When we are reviewing association patterns for interesting relationships, objective measures are commonly used. These are required as the relationships may be hidden by the large data set, as indicated by the text. These measures, taken in whole, may instead give us inconsistent data on the interesting nature of the relationship. With large data sets, the data scientist may depend too much on objective measures, and not explore alternatives, which may provide a better analysis.
This has been used at length in the medical field. At any hospital, there is a massive data set to work with. This is in the form of the patient’s medical records. Presently, most hospitals or healthcare facilities use EMR (electronic medical records). This would make the project much more timely, as the researchers would not have to go through all of the boxes of patient files, but could have a program do this portion of the work for them.

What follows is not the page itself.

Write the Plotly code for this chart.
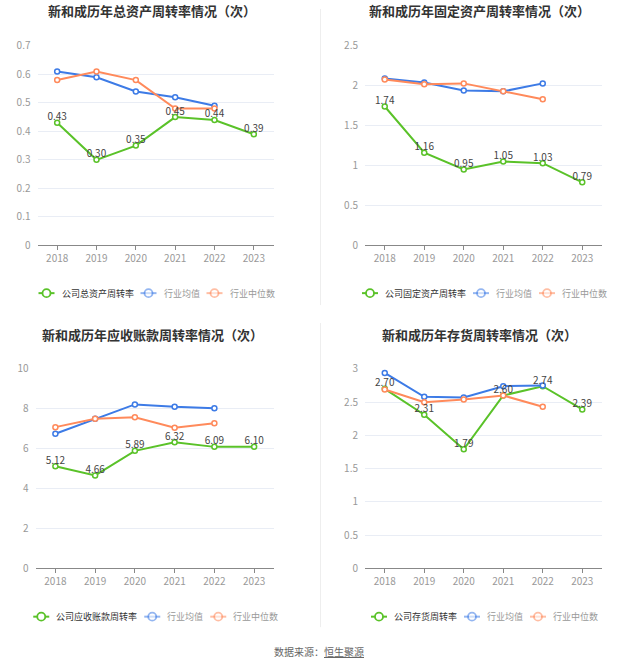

At times, the doctor may not be sure of the disease based on the symptoms the patient is presenting. We want to theoretically review the data set and arrive at rules for symptoms and disease. You want to find the best rules to match the symptoms with the disease or Symptom(s) → Disease. Feel free to use the format in the text (p. 361) or another presentation format. Please do this for Hypertension, Diabetes, Congestive Heart Failure, Broken Bone, and two others of your choice.
For the exercise, do not try and find electronic records to work on. You may do research online for the exercise. Please explain why you chose the particular symptoms and the confidence level (low, medium, or high). If you have any questions, please let me know.